▶ [Requirement]: Search the records below for the word "this" and show every line where it occurs.

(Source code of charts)
☆ ☆ ☆ ☆
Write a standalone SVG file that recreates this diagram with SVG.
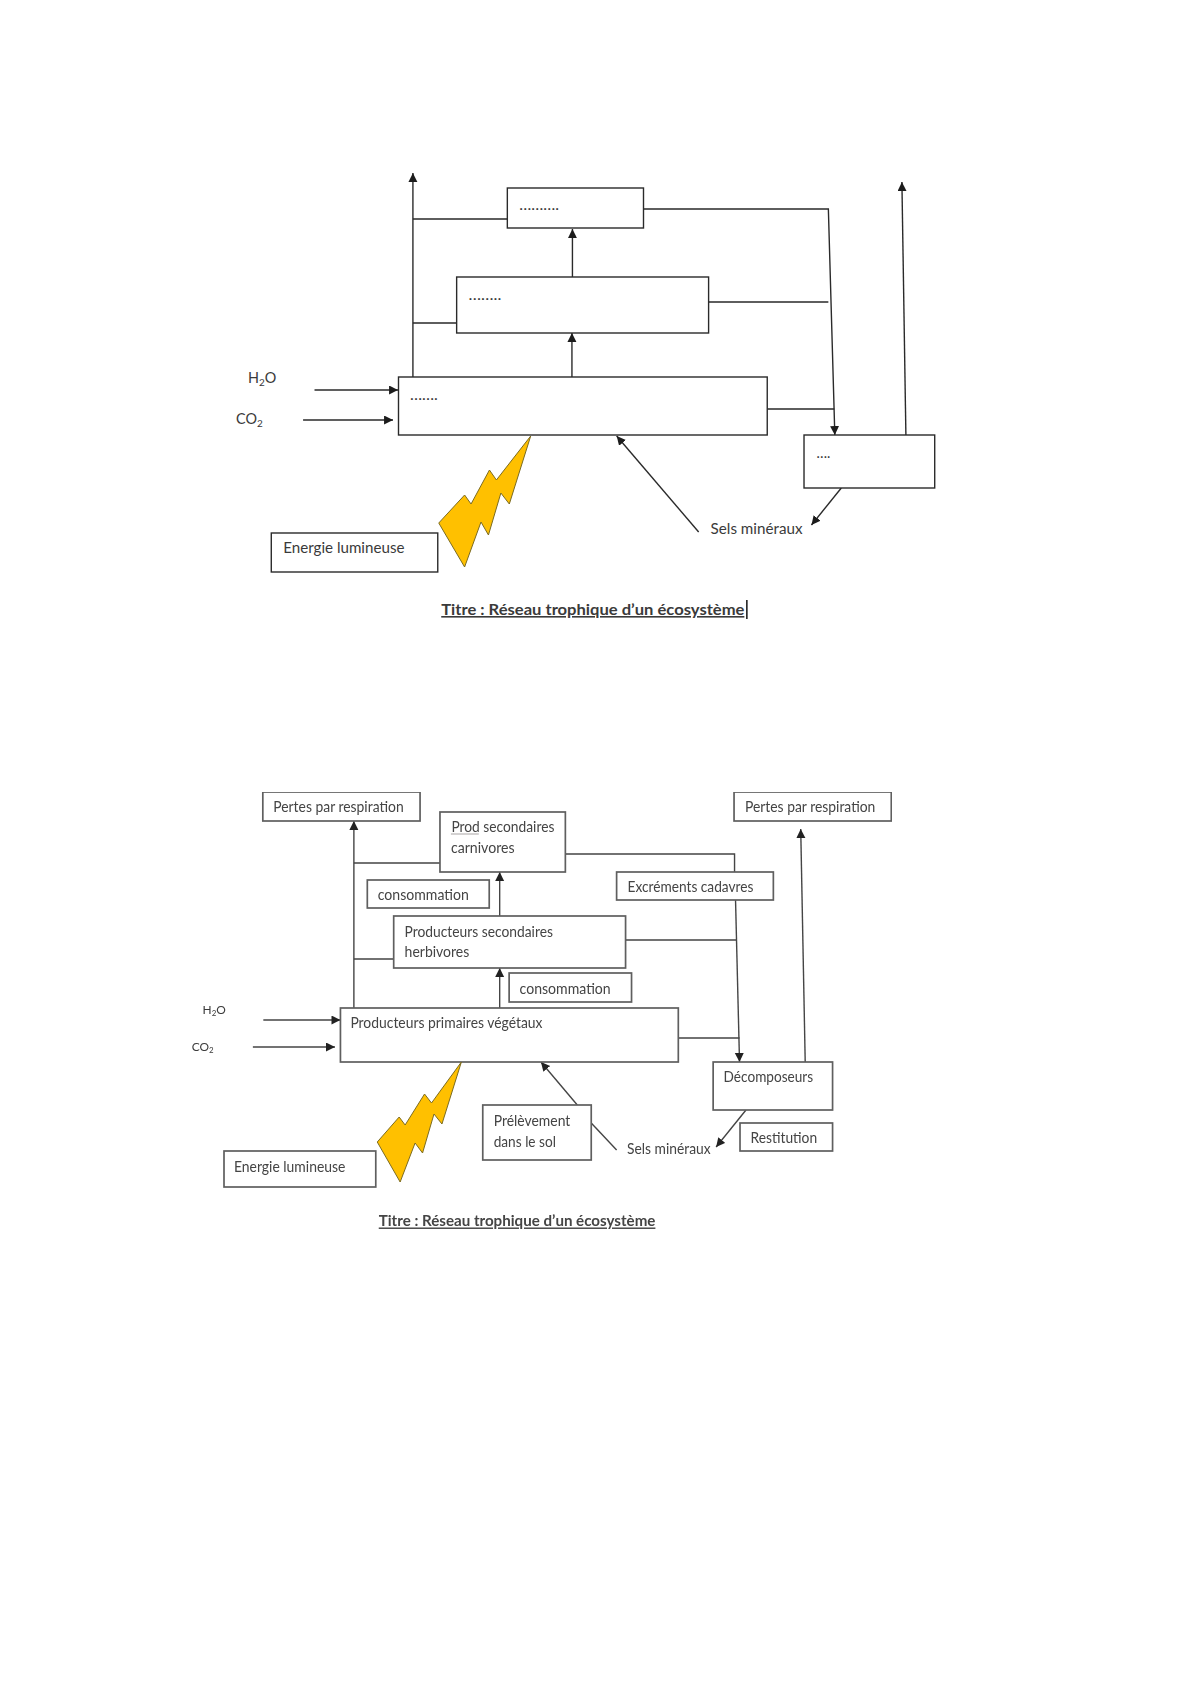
<svg xmlns="http://www.w3.org/2000/svg" width="1191" height="1684" viewBox="0 0 1191 1684">
<defs>
<marker id="a" markerUnits="userSpaceOnUse" markerWidth="11" markerHeight="11" refX="9" refY="4.500" orient="auto"><path d="M0 0L9 4.500L0 9Z" fill="#1c1c1c"/></marker>
<marker id="b" markerUnits="userSpaceOnUse" markerWidth="11" markerHeight="11" refX="9" refY="4.500" orient="auto"><path d="M0 0L9 4.500L0 9Z" fill="#222"/></marker>
<filter id="soft" x="0" y="0" width="1" height="1"><feGaussianBlur stdDeviation="0.4"/></filter>
</defs>
<style>
text{font-family:Lato,"Liberation Sans",Arial,sans-serif;fill:#3a3a3a}
.n1{fill:#fff;stroke:#2a2a2a;stroke-width:1.4}
.n2{fill:#fff;stroke:#5e5e5e;stroke-width:1.7}
.t1{font-size:16px}
.t2{font-size:14.500px;fill:#444}
.c1 path{fill:none;stroke:#2a2a2a;stroke-width:1.4}
.c2 path{fill:none;stroke:#444;stroke-width:1.4}
.ar1{marker-end:url(#a)}
.ar2{marker-end:url(#b)}
.bolt{fill:#ffc000;stroke:#7a6a20;stroke-width:1}
.ttl{font-weight:bold;text-decoration:underline}
.sub{font-size:10px}
.sub2{font-size:8px}
.chem{font-size:14.500px}
.chem2{font-size:12px}
</style>
<rect width="1191" height="1684" fill="#fff"/>

<g id="top-diagram" transform="matrix(0.9939 0 0 1 1.44 0)">
<g id="connectors-top" class="c1">
<path class="ar1" d="M414 377V173"/>
<path d="M414 219H509M414 323H458"/>
<path class="ar1" d="M574.500 277V229"/>
<path class="ar1" d="M574 377V333"/>
<path class="ar1" d="M646 209H832L838.500 435"/>
<path d="M711.500 302H832M770.500 409H838"/>
<path class="ar1" d="M315 390H399"/>
<path class="ar1" d="M303.500 420H394"/>
<path class="ar1" d="M910 435L906 182"/>
<path class="ar1" d="M845 488L815 525"/>
<path class="ar1" d="M701.500 532L619 436"/>
</g>
<g id="top-carnivores"><rect class="n1" x="509" y="188" width="137" height="40"/><text class="t1" x="521" y="210" textLength="40" lengthAdjust="spacingAndGlyphs">……….</text></g>
<g id="top-herbivores"><rect class="n1" x="458" y="277" width="253.500" height="56"/><text class="t1" x="470" y="300" textLength="33" lengthAdjust="spacingAndGlyphs">……..</text></g>
<g id="top-primary"><rect class="n1" x="399.500" y="377" width="371" height="58"/><text class="t1" x="411" y="400" textLength="28" lengthAdjust="spacingAndGlyphs">…….</text></g>
<g id="top-decomposers"><rect class="n1" x="807.500" y="435" width="131.500" height="53"/><text class="t1" x="820" y="458" textLength="14" lengthAdjust="spacingAndGlyphs">….</text></g>
<g id="top-h2o"><text class="chem" x="248" y="383">H<tspan class="sub" dy="3">2</tspan><tspan dy="-3">O</tspan></text></g>
<g id="top-co2"><text class="chem" x="236" y="424">CO<tspan class="sub" dy="3">2</tspan></text></g>
<g id="top-sels"><text class="t1" x="713.500" y="534" textLength="92.500" lengthAdjust="spacingAndGlyphs">Sels minéraux</text></g>
<g id="top-energy"><rect class="n1" x="271.500" y="533" width="167.500" height="39"/><text class="t1" x="283.500" y="553" textLength="122" lengthAdjust="spacingAndGlyphs">Energie lumineuse</text></g>
<g id="top-bolt"><polygon class="bolt" points="532.500,436 498,480 491,470 472.500,504 466,495 440,523 466,567 482.500,522 490,535 502.500,493 511,504"/></g>
<g id="top-title"><text class="t1 ttl" x="442.500" y="615" textLength="305" lengthAdjust="spacingAndGlyphs">Titre : Réseau trophique d’un écosystème</text><path d="M750 600V619" stroke="#111" stroke-width="1.500"/></g>
</g>

<g id="bottom-diagram" transform="matrix(0.9952 0 0 1 1.08 0)" filter="url(#soft)">
<g id="connectors-bottom" class="c2">
<path class="ar2" d="M354.500 1008V821"/>
<path d="M354.500 863H442M354.500 959H394.500"/>
<path class="ar2" d="M501 916V872"/>
<path class="ar2" d="M501 1008V968"/>
<path d="M567 854H737V872M627.500 940H738.500M680.500 1038H742"/>
<path class="ar2" d="M738 900L742 1062"/>
<path class="ar2" d="M808 1062L803.500 829"/>
<path class="ar2" d="M748.500 1110L718.500 1147"/>
<path class="ar2" d="M263.500 1020H341"/>
<path class="ar2" d="M253 1047H335.500"/>
<path class="ar2" d="M579 1105L542.500 1062"/>
<path d="M593 1123L618.500 1150"/>
</g>
<g id="loss-left"><rect class="n2" x="263" y="792" width="158" height="29"/><text class="t2" x="273.500" y="812" textLength="131" lengthAdjust="spacingAndGlyphs">Pertes par respiration</text></g>
<g id="loss-right"><rect class="n2" x="736.500" y="792" width="158" height="29"/><text class="t2" x="747.500" y="812" textLength="131" lengthAdjust="spacingAndGlyphs">Pertes par respiration</text></g>
<g id="carnivores"><rect class="n2" x="441" y="812" width="126" height="60"/><text class="t2" x="452.500" y="832" textLength="103.500" lengthAdjust="spacingAndGlyphs">Prod secondaires</text><text class="t2" x="452" y="853" textLength="64" lengthAdjust="spacingAndGlyphs">carnivores</text><path d="M452 834H480" stroke="#a9a5a5" stroke-width="1" fill="none"/></g>
<g id="consumption-upper"><rect class="n2" x="368" y="880" width="122.500" height="28"/><text class="t2" x="378.500" y="900" textLength="91.500" lengthAdjust="spacingAndGlyphs">consommation</text></g>
<g id="waste"><rect class="n2" x="618.500" y="872" width="157.500" height="28"/><text class="t2" x="629.500" y="892" textLength="126.500" lengthAdjust="spacingAndGlyphs">Excréments cadavres</text></g>
<g id="herbivores"><rect class="n2" x="394.500" y="916" width="233" height="52"/><text class="t2" x="405.500" y="937" textLength="149" lengthAdjust="spacingAndGlyphs">Producteurs secondaires</text><text class="t2" x="405.500" y="957" textLength="65" lengthAdjust="spacingAndGlyphs">herbivores</text></g>
<g id="consumption-lower"><rect class="n2" x="510.500" y="973" width="123" height="29"/><text class="t2" x="521" y="994" textLength="91.500" lengthAdjust="spacingAndGlyphs">consommation</text></g>
<g id="primary"><rect class="n2" x="341" y="1008" width="339.500" height="54"/><text class="t2" x="351" y="1028" textLength="193" lengthAdjust="spacingAndGlyphs">Producteurs primaires végétaux</text></g>
<g id="h2o"><text class="chem2" x="202.500" y="1014">H<tspan class="sub2" dy="2">2</tspan><tspan dy="-2">O</tspan></text></g>
<g id="co2"><text class="chem2" x="191.500" y="1051">CO<tspan class="sub2" dy="2">2</tspan></text></g>
<g id="decomposers"><rect class="n2" x="715.500" y="1062" width="120" height="48"/><text class="t2" x="726" y="1082" textLength="90" lengthAdjust="spacingAndGlyphs">Décomposeurs</text></g>
<g id="restitution"><rect class="n2" x="742.500" y="1123" width="93" height="28"/><text class="t2" x="753" y="1143" textLength="67" lengthAdjust="spacingAndGlyphs">Restitution</text></g>
<g id="sels"><text class="t2" x="629" y="1154" textLength="84" lengthAdjust="spacingAndGlyphs">Sels minéraux</text></g>
<g id="uptake"><rect class="n2" x="484" y="1105" width="109" height="55"/><text class="t2" x="495" y="1126" textLength="77" lengthAdjust="spacingAndGlyphs">Prélèvement</text><text class="t2" x="495" y="1147" textLength="62.500" lengthAdjust="spacingAndGlyphs">dans le sol</text></g>
<g id="bolt"><polygon class="bolt" points="462.500,1062 432.500,1103 425.500,1094 406,1125 400,1117 378,1142 401,1182 416,1143 423.500,1153 435,1114 443,1124"/></g>
<g id="energy"><rect class="n2" x="224" y="1151" width="152.500" height="36"/><text class="t2" x="234" y="1172" textLength="112" lengthAdjust="spacingAndGlyphs">Energie lumineuse</text></g>
<g id="title"><text class="t2 ttl" x="379.500" y="1226.500" textLength="278" lengthAdjust="spacingAndGlyphs">Titre : Réseau trophique d’un écosystème</text></g>
</g>
</svg>
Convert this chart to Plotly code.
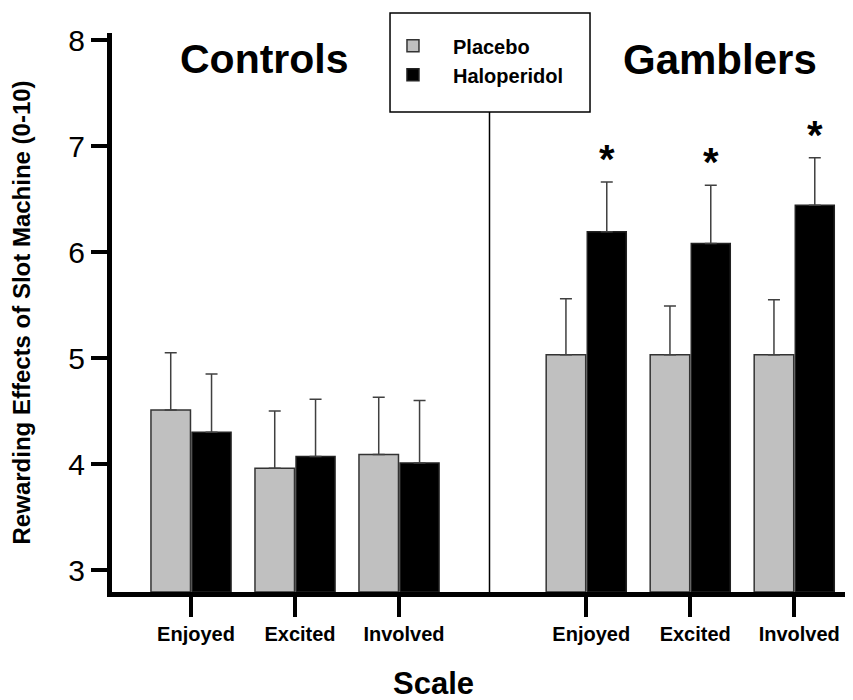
import plotly.graph_objects as go

# ---- data ----
scales = ["Enjoyed", "Excited", "Involved", "Enjoyed", "Excited", "Involved"]
groups = ["Controls", "Gamblers"]
x_pos = [0, 1, 2, 3.8, 4.8, 5.8]
placebo = [4.51, 3.96, 4.09, 5.03, 5.03, 5.03]
placebo_err = [0.54, 0.54, 0.54, 0.53, 0.46, 0.52]
haloperidol = [4.30, 4.07, 4.01, 6.19, 6.08, 6.44]
haloperidol_err = [0.55, 0.54, 0.59, 0.47, 0.55, 0.45]
significant = [False, False, False, True, True, True]
y_ticks = [3, 4, 5, 6, 7, 8]

y_min, y_max = 2.7925, 8.066
FONT = "Arial, Liberation Sans, Helvetica, sans-serif"

fig = go.Figure()
fig.add_trace(go.Bar(
    name="<b>Placebo</b>", x=x_pos, y=[v - y_min for v in placebo], base=y_min,
    width=0.38, offset=-0.385,
    marker=dict(color="#c0c0c0", line=dict(color="#333333", width=1.5)),
    error_y=dict(type="data", symmetric=False, array=placebo_err,
                 arrayminus=[0] * len(placebo), color="#404040",
                 thickness=1.5, width=6),
))
fig.add_trace(go.Bar(
    name="<b>Haloperidol</b>", x=x_pos, y=[v - y_min for v in haloperidol], base=y_min,
    width=0.375, offset=0.01,
    marker=dict(color="#000000", line=dict(color="#222222", width=1.5)),
    error_y=dict(type="data", symmetric=False, array=haloperidol_err,
                 arrayminus=[0] * len(haloperidol), color="#404040",
                 thickness=1.5, width=6),
))

annotations = []
for xp, v, e, s in zip(x_pos, haloperidol, haloperidol_err, significant):
    if s:
        annotations.append(dict(x=xp + 0.2, y=v + e, xref="x", yref="y",
                                text="<b>*</b>", showarrow=False,
                                xanchor="center", yanchor="bottom", yshift=-1,
                                font=dict(size=40, color="black", family=FONT)))

annotations += [
    dict(x=0.71, y=7.82, xref="x", yref="y", text="<b>%s</b>" % groups[0],
         showarrow=False, xanchor="center", yanchor="middle",
         font=dict(size=41, color="black", family=FONT)),
    dict(x=5.09, y=7.82, xref="x", yref="y", text="<b>%s</b>" % groups[1],
         showarrow=False, xanchor="center", yanchor="middle",
         font=dict(size=42, color="black", family=FONT)),
    dict(x=0.4332, y=-0.163, xref="paper", yref="paper", text="<b>Scale</b>",
         showarrow=False, xanchor="center", yanchor="middle",
         font=dict(size=31, color="black", family=FONT)),
    dict(x=-0.1215, y=0.5, xref="paper", yref="paper", textangle=-90,
         text="<b>Rewarding Effects of Slot Machine (0-10)</b>",
         showarrow=False, xanchor="center", yanchor="middle",
         font=dict(size=24, color="black", family=FONT)),
]

# the page body adds an 8px offset, so the figure is 8px smaller on each side
fig.update_layout(
    width=845, height=692,
    margin=dict(l=104, r=0, t=25, b=108, autoexpand=False),
    paper_bgcolor="white", plot_bgcolor="white",
    barmode="overlay",
    showlegend=True,
    legend=dict(x=0.3522, y=1.012, xanchor="left", yanchor="top",
                bgcolor="rgba(0,0,0,0)", borderwidth=0, tracegroupgap=0,
                itemwidth=70,
                font=dict(size=20, color="black", family=FONT)),
    annotations=annotations,
    shapes=[
        dict(type="rect", xref="paper", yref="paper", x0=0.3752, x1=0.6451,
             y0=0.8587, y1=1.0358, line=dict(color="black", width=1.5),
             fillcolor="rgba(0,0,0,0)", layer="above"),
        dict(type="line", xref="x", yref="paper", x0=2.87, x1=2.87,
             y0=0, y1=0.8587, line=dict(color="black", width=1.5)),
    ],
    font=dict(family=FONT, color="black"),
)
fig.update_xaxes(range=[-0.7596, 6.365], tickvals=x_pos,
                 ticktext=["<b>%s</b>" % s for s in scales],
                 ticks="outside", ticklen=20, tickwidth=4, tickcolor="black",
                 ticklabelshift=5, automargin=False,
                 tickfont=dict(size=20, color="black", family=FONT),
                 showline=True, linewidth=5, linecolor="black",
                 showgrid=False, zeroline=False, fixedrange=True)
fig.update_yaxes(range=[y_min, y_max], tickvals=y_ticks,
                 ticks="outside", ticklen=16, tickwidth=4, tickcolor="black",
                 automargin=False,
                 tickfont=dict(size=30, color="black", family=FONT),
                 showline=True, linewidth=5, linecolor="black",
                 showgrid=False, zeroline=False, fixedrange=True)

fig.write_html("out.html")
☆ ☆ ☆ ☆
▶ [Correct response]:
Write a standalone SVG file that recreates this diagram with SVG.
Convert this chart to Plotly code.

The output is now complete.